HSR Merger Transactions Reported Fiscal years 2004-2013
Click here to view graph.
NOTE: All charts are from the FTC/DOJ Report.
November 2013 had more transactions reported (260) than any other single month in the last ten years.
Measured by size, 20.4 percent of the transactions fell into the US$100 million to US$150 million range; 19.5 percent fell into the US$500 million to US$1 billion range; and only 11 percent were over US$1 billion. This represents a very slight decrease in the number of transactions over US$1 billion (142, down from 2012’s 156). Of these, 54 percent involved buyers with sales over US$1 billion, and in 19.7 percent of the deals, the targets had sales over US$1 billion.
For the second year in a row, the FTC led the DOJ in the number of transactions it reviewed that were sized over US$300 million. (In 2012, the FTC reviewed 68 transactions over US$300 million, compared to the DOJ’s 43; in 2013, these were 80 for the FTC and 48 for the DOJ.)
Of the 1,326 filings in 2013, 990 asked for early termination. (“Early termination” means that the agencies cleared the transaction before the end of the waiting period.) Early termination is an option on the HSR form, but if the parties check it, then the clearance is announced publicly on the FTC website. If the parties don’t ask for early termination, then the fact of the filing and the clearance remain confidential. Of the 990 requests, slightly less than 80 percent were granted.
INDUSTRIES INVOLVED WERE MIXED – BUT PHARMA AND HEALTH LED IN ENFORCEMENT ACTIONS
A broad range of industries filed with the agencies.
Percentage of Transactions by Industry group of Acquired Entity Fiscal year 2013
Click here to view pie chart.
“Consumer Goods and Services” and “Manufacturing” were the two largest industries represented by the filings. Combined, they made up almost 45 percent of the total. Surprisingly, mergers in the “Chemicals and Pharmaceuticals” and “Health” areas, which received a tremendous amount of attention in the press this year, represented less than 11 percent of total filings.
But in terms of enforcement proceedings, pharma and healthcare each had three, matched by another three in a broadly defined advertising market. The rest of the enforcement proceedings involved widely varied industries, among them waste, scan engines, beverages, chemicals, movie theaters, airlines, electronics, casinos, glass, photoengraving, automobile a/c system recharging equipment, oil pipelines, bleach, cast iron pipes, aviation and recycling yard management systems.

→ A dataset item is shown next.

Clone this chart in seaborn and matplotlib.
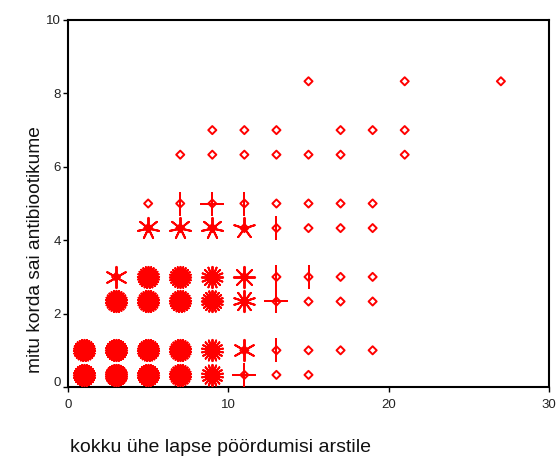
import numpy as np
import pandas as pd
import matplotlib
matplotlib.use("Agg")
import matplotlib.pyplot as plt
import matplotlib.transforms as mtransforms
import seaborn as sns

# Sunflower cells: bin centre on each axis and number of cases in the cell
cell_x = [1, 3, 5, 7, 9, 11, 13, 15,
          1, 3, 5, 7, 9, 11, 13, 15, 17, 19,
          3, 5, 7, 9, 11, 13, 15, 17, 19,
          3, 5, 7, 9, 11, 13, 15, 17, 19,
          5, 7, 9, 11, 13, 15, 17, 19,
          5, 7, 9, 11, 13, 15, 17, 19,
          7, 9, 11, 13, 15, 17, 21,
          9, 11, 13, 17, 19, 21,
          15, 21, 27]
cell_y = [0.33] * 8 + [1.0] * 10 + [2.33] * 9 + [3.0] * 9 + [4.33] * 8 + \
         [5.0] * 8 + [6.33] * 7 + [7.0] * 6 + [8.33] * 3
cell_n = [28, 30, 28, 26, 18, 4, 1, 1,
          27, 28, 27, 26, 18, 6, 2, 1, 1, 1,
          26, 26, 25, 20, 10, 4, 1, 1, 1,
          6, 25, 24, 16, 8, 2, 2, 1, 1,
          7, 7, 7, 5, 2, 1, 1, 1,
          1, 2, 4, 2, 1, 1, 1, 1,
          1, 1, 1, 1, 1, 1, 1,
          1, 1, 1, 1, 1, 1,
          1, 1, 1]

x_ticks = [0, 10, 20, 30]
y_ticks = [0, 2, 4, 6, 8, 10]
x_label = "kokku ühe lapse pöördumisi arstile"
y_label = "mitu korda sai antibiootikume"

cells = pd.DataFrame({"x": cell_x, "y": cell_y, "n": cell_n})

sns.set_style("white")
plt.rcParams["font.family"] = ["Liberation Sans", "DejaVu Sans"]

fig = plt.figure(figsize=(5.59, 4.59), dpi=100)
ax = fig.add_axes([68 / 559, 1 - 387 / 459, (549 - 68) / 559, (387 - 20) / 459])

red = "#ff0000"

# Petals: one spoke per case, drawn as an asterisk marker
for n, grp in cells[cells["n"] > 1].groupby("n"):
    sns.scatterplot(data=grp, x="x", y="y", ax=ax, marker=(int(n), 2, 0),
                    s=235, color=red, linewidth=1.4, legend=False, zorder=3)

# Centre of every sunflower
sns.scatterplot(data=cells, x="x", y="y", ax=ax, marker="D", s=17,
                facecolor="none", edgecolor=red, linewidth=1.4,
                legend=False, zorder=4)

ax.set_xlim(0, 30)
ax.set_ylim(0, 10)
ax.set_xticks(x_ticks)
ax.set_yticks(y_ticks)
ax.set_xticklabels([str(v) for v in x_ticks])
ax.set_yticklabels([str(v) for v in y_ticks])
ax.set_xlabel("")
ax.set_ylabel("")

for side in ["left", "right", "top", "bottom"]:
    ax.spines[side].set_visible(True)
    ax.spines[side].set_color("black")
    ax.spines[side].set_linewidth(1.5)

ax.tick_params(axis="both", which="major", direction="out", length=3.5,
               width=1.0, color="black", labelsize=9.5, labelcolor="#222222",
               bottom=True, left=True, top=False, right=False)
ax.tick_params(axis="x", pad=5.5)
ax.tick_params(axis="y", pad=1.5)

# Lift the lowest y label so it clears the x axis
lift = mtransforms.ScaledTranslation(0, 5 / 100, fig.dpi_scale_trans)
lab0 = ax.yaxis.get_major_ticks()[0].label1
lab0.set_transform(lab0.get_transform() + lift)

fig.text(70 / 559, 1 - 448 / 459, x_label, ha="left", va="center",
         fontsize=14, color="#111111")
fig.text(36 / 559, 1 - 373 / 459, y_label, ha="center", va="bottom",
         rotation=90, fontsize=13.8, color="#111111")

fig.savefig("out.png", dpi=100)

The broad message one can draw from this is that the agencies’ eyes are roving. Relying on a combination of internal research and reliable industry gossip, they can clearly find the data on transactions that have the potential to raise competition problems.

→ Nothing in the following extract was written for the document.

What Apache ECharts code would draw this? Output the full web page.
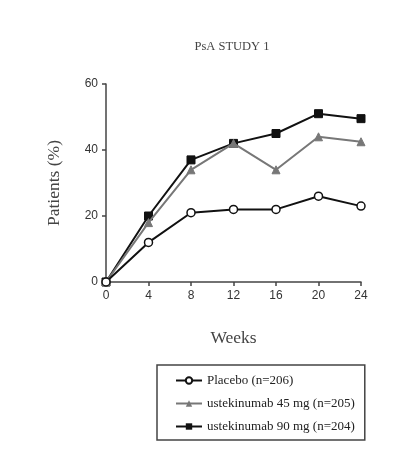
<!DOCTYPE html>
<html lang="en">
<head>
    <meta charset="UTF-8">
    <title>PsA STUDY 1</title>
    <script src="https://cdn.jsdelivr.net/npm/echarts@6/dist/echarts.min.js"></script>
</head>
<body style="margin:0;background:#fff">
<div id="main" style="width: 400px;height:468px;"></div>

<script type="text/javascript">
    // weeks on the x axis
    var weeks = [0, 4, 8, 12, 16, 20, 24];
    var placebo = [0, 12, 21, 22, 22, 26, 23];
    var uste45 = [0, 18, 34, 42, 34, 44, 42.5];
    var uste90 = [0, 20, 37, 42, 45, 51, 49.5];
    var names = ['Placebo (n=206)', 'ustekinumab 45 mg (n=205)', 'ustekinumab 90 mg (n=204)'];

    function pairs(vals) {
        return weeks.map(function (w, i) { return [w, vals[i]]; });
    }

    var myChart = echarts.init(document.getElementById('main'));

    var serif = '"Liberation Serif", "DejaVu Serif", serif';
    var sans = '"Liberation Sans", Arial, sans-serif';

    option = {
        animation: false,
        title: {
            text: 'PsA STUDY 1',
            left: 227,
            top: 35,
            textAlign: 'center',
            textStyle: { fontFamily: serif, fontSize: 12.5, fontWeight: 'normal', color: '#444' }
        },
        legend: {
            orient: 'vertical',
            left: 157,
            top: 365,
            data: names,
            itemWidth: 26,
            itemHeight: 8,
            itemGap: 10,
            padding: [9, 10, 7, 18],
            borderColor: '#444',
            borderWidth: 1.5,
            borderRadius: 0,
            textStyle: { fontFamily: serif, fontSize: 13, color: '#222' }
        },
        grid: { left: 106, right: 39, top: 84, bottom: 186 },
        xAxis: {
            type: 'value',
            min: 0,
            max: 24,
            interval: 4,
            name: 'Weeks',
            nameLocation: 'middle',
            nameGap: 47,
            nameTextStyle: { fontFamily: serif, fontSize: 17.5, color: '#444' },
            axisLine: { lineStyle: { color: '#444', width: 1.5 } },
            axisTick: { length: 4, lineStyle: { color: '#444', width: 1.5 } },
            axisLabel: { fontFamily: sans, fontSize: 12, color: '#333', margin: 8 },
            splitLine: { show: false }
        },
        yAxis: {
            type: 'value',
            min: 0,
            max: 60,
            interval: 20,
            name: 'Patients (%)',
            nameLocation: 'middle',
            nameGap: 43,
            nameTextStyle: { fontFamily: serif, fontSize: 17.5, color: '#444' },
            axisLine: { show: true, lineStyle: { color: '#444', width: 1.5 } },
            axisTick: { show: true, length: 4, lineStyle: { color: '#444', width: 1.5 } },
            axisLabel: { fontFamily: sans, fontSize: 12, color: '#333', margin: 8 },
            splitLine: { show: false }
        },
        series: [
            {
                name: names[2],
                type: 'line',
                data: pairs(uste90),
                symbol: 'rect',
                symbolSize: 8,
                z: 2,
                itemStyle: { color: '#111', borderColor: '#111' },
                lineStyle: { color: '#111', width: 2 }
            },
            {
                name: names[1],
                type: 'line',
                data: pairs(uste45),
                symbol: 'triangle',
                symbolSize: 8,
                z: 3,
                itemStyle: { color: '#777', borderColor: '#777' },
                lineStyle: { color: '#777', width: 2 }
            },
            {
                name: names[0],
                type: 'line',
                data: pairs(placebo),
                symbol: 'circle',
                symbolSize: 8,
                z: 4,
                itemStyle: { color: '#fff', borderColor: '#111', borderWidth: 1.5 },
                lineStyle: { color: '#111', width: 2 }
            }
        ]
    };

    myChart.setOption(option);
</script>
</body>
</html>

Of the 1,326 transactions, the agencies brought 38 enforcement actions. The FTC challenged 23, of which 16 resulted in consent decrees; two resulted in the abandonment or significant change in the transaction; in four, the FTC began an administrative action; and in one, the FTC filed a complaint in court.
The DOJ challenged 15. It won one at trial; has a trial pending in another; obtained five settlements with filed complaints; and, in the other eight cases, the parties either abandoned or restructured the deal to avoid problems.
It is worth noting that, last year, the DOJ filed an aggressive complaint against the U.S. Airways/American Airlines merger. But the two companies responded with an equally aggressive defense, including heavy lobbying with state and federal governments. The DOJ eventually settled. The Merger Report described the relief it obtained in this way: “The settlement, which was entered by the court on April 25, 2014, requires the parties to divest key assets at capacity-constrained airports across the county.” Yet the DOJ complaint had originally implied that the transaction could not be fixed. Many people felt the agency either overstated its case or miscalculated its support.
“SECOND REQUESTS” WERE UP
Combined, the two antitrust agencies issued 47 “second requests.” (“Second requests” are very extensive information requests made when the agencies believe there is a serious question about the competitive impact of a deal. They typically take several months for the parties to answer.)
The raw number of second requests went down 4.1 percent from 2012. But, measured as a percent of filings, second requests actually went up to 3.7 percent in 2013 (from 3.5 percent in 2012).